Find each line with the string "this" and copy it.

§ Data entries
□ □ □ □

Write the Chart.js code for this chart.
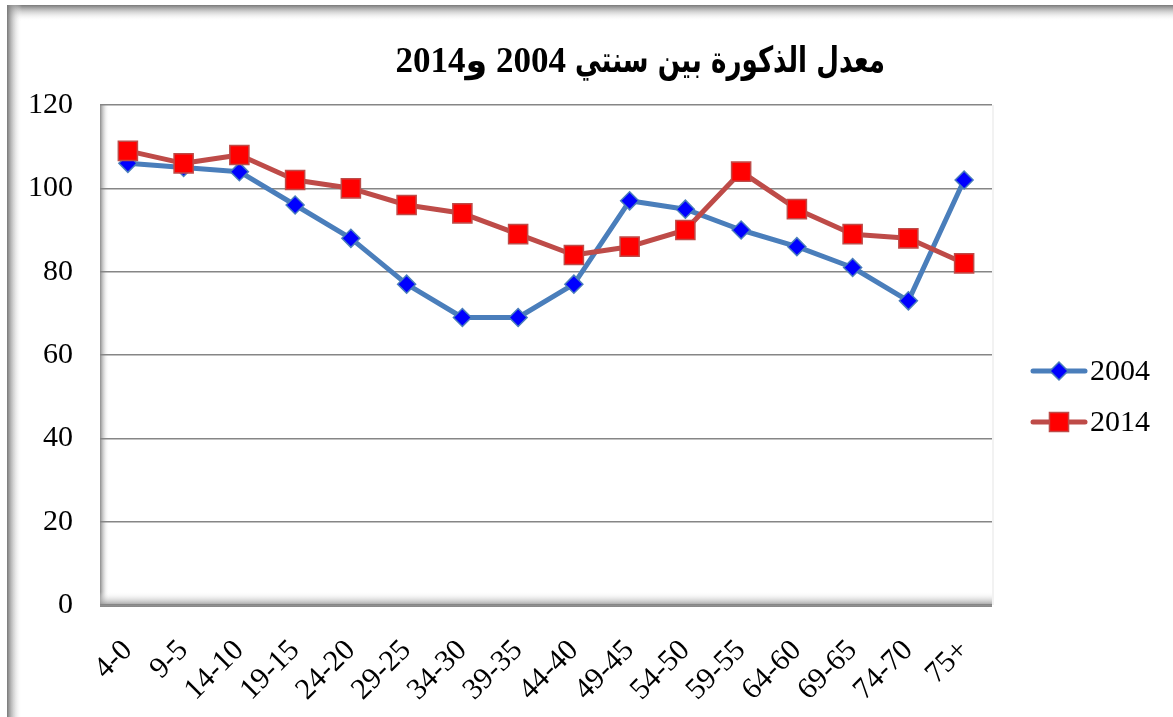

□ □ □ □

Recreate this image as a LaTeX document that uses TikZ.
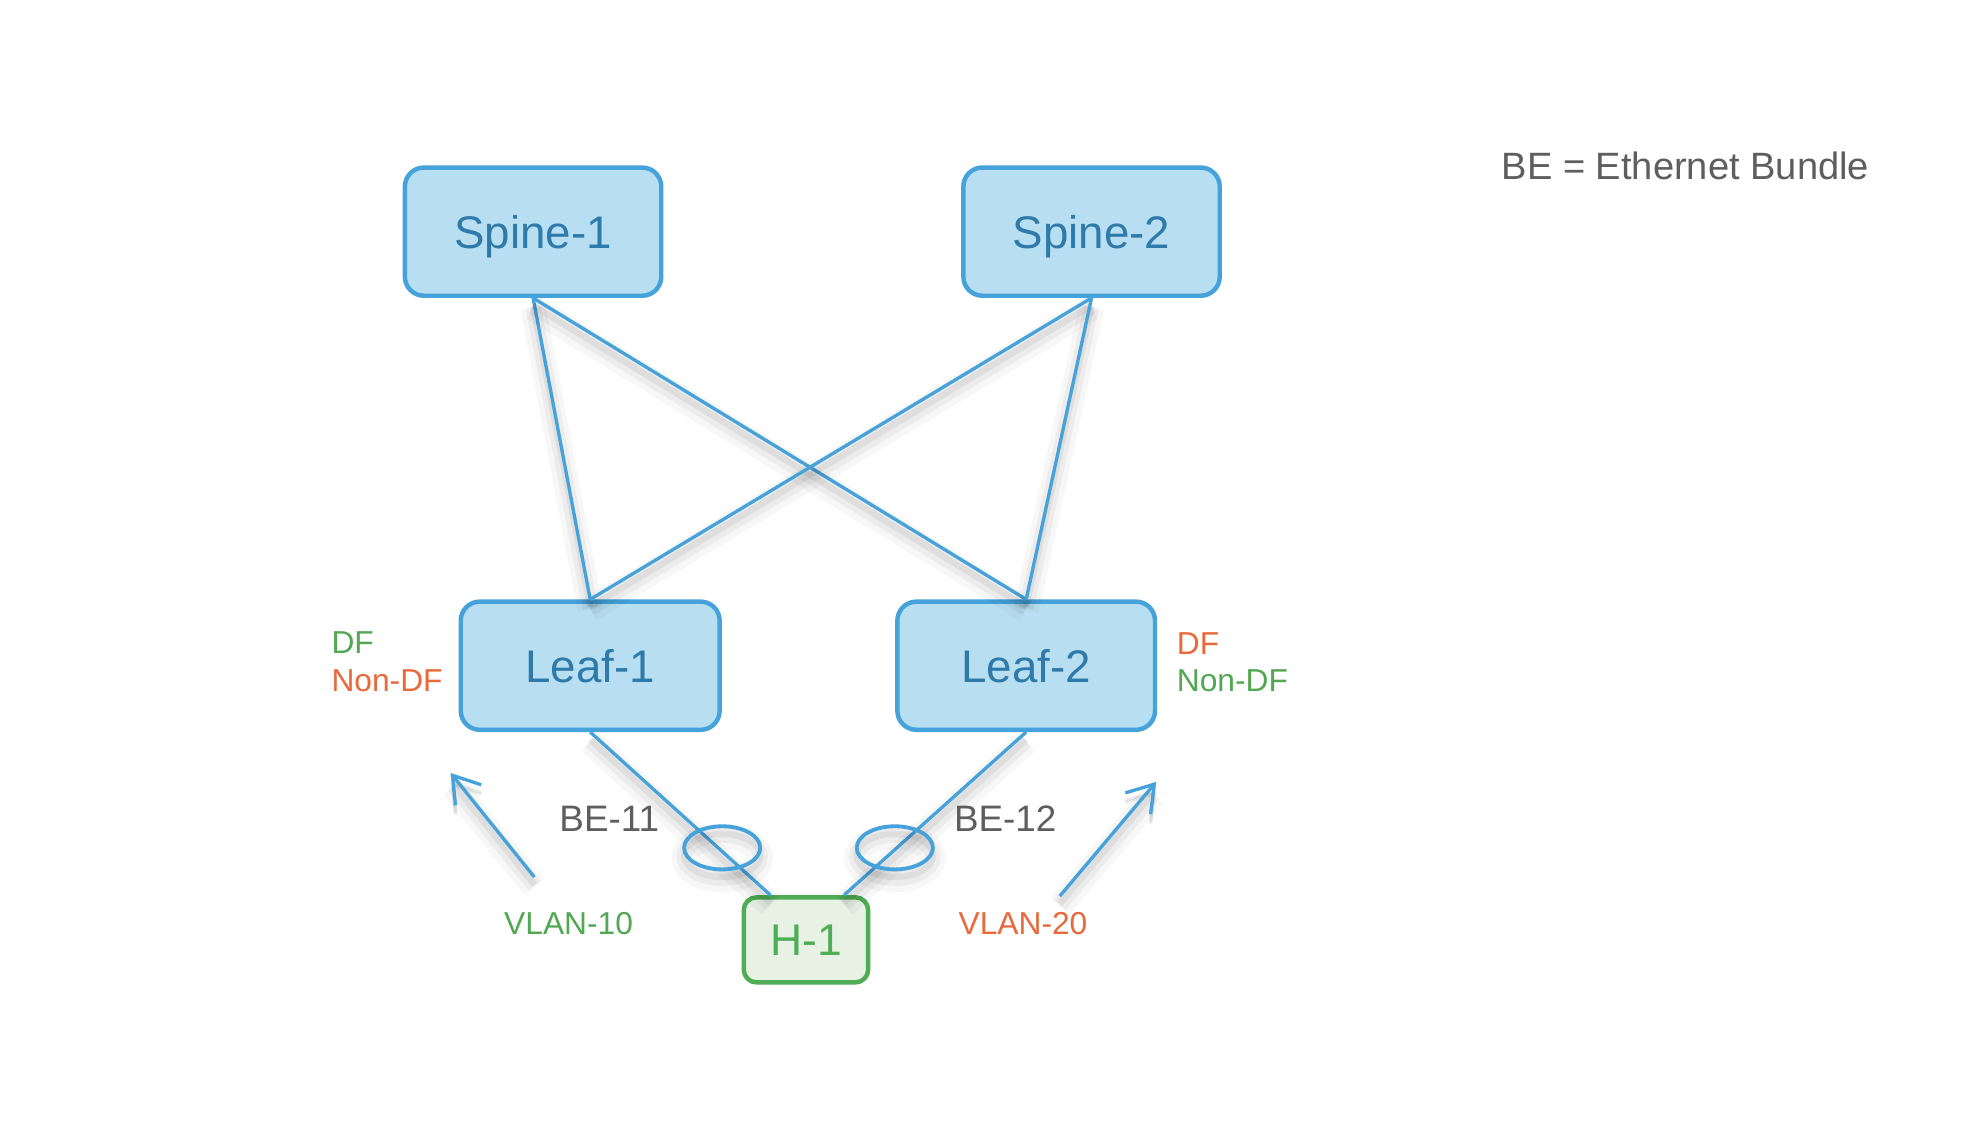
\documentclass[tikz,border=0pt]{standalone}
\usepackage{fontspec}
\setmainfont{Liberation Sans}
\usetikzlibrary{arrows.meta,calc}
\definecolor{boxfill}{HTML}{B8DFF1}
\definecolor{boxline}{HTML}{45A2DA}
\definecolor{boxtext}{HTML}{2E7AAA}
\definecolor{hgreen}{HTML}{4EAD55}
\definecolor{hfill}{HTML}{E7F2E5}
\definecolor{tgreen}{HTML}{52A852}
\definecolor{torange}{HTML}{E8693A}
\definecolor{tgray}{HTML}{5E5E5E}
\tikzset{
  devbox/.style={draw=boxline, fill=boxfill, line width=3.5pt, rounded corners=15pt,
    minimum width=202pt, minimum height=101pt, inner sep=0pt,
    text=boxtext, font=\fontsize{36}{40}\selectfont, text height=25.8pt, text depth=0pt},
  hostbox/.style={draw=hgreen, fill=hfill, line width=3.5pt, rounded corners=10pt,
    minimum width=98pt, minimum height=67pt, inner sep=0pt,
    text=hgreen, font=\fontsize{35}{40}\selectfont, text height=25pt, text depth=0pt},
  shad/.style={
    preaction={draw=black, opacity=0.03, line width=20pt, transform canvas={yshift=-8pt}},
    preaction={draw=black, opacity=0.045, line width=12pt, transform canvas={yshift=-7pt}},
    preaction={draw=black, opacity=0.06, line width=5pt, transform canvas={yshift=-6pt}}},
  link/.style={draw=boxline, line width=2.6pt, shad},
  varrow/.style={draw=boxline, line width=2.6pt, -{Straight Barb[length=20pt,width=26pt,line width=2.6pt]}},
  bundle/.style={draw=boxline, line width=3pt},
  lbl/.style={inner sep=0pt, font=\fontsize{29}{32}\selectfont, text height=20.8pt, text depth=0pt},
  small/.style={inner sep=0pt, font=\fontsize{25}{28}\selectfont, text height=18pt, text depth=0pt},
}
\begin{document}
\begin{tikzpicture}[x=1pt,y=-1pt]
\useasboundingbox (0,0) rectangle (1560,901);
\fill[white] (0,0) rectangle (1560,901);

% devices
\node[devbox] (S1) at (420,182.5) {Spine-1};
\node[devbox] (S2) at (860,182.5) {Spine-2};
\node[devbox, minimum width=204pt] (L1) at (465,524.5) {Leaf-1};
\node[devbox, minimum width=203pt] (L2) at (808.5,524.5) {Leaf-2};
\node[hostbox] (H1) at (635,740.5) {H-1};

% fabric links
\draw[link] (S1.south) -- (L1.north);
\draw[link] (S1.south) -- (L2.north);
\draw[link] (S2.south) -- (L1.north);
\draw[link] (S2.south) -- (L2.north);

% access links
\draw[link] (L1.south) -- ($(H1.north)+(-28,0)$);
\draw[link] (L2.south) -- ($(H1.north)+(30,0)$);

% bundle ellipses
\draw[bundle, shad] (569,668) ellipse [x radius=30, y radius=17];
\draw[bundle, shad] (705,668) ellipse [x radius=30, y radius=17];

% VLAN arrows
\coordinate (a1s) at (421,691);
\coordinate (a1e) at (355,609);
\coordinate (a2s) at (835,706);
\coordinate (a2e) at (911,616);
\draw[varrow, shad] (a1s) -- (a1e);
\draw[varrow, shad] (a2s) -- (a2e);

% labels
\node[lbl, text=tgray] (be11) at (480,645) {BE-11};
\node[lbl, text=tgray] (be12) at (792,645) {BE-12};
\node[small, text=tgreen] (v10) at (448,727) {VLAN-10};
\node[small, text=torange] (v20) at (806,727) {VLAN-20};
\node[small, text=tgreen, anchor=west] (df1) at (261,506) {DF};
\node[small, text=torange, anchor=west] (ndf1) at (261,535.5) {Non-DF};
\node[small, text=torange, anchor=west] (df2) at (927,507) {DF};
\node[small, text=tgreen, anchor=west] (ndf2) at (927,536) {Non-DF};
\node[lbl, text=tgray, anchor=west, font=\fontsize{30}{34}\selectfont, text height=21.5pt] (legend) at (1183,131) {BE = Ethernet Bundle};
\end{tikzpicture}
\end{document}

□ □ □ □

§ Answer below
Write the Chart.js code for this chart.
Recreate this image as a LaTeX document that uses TikZ.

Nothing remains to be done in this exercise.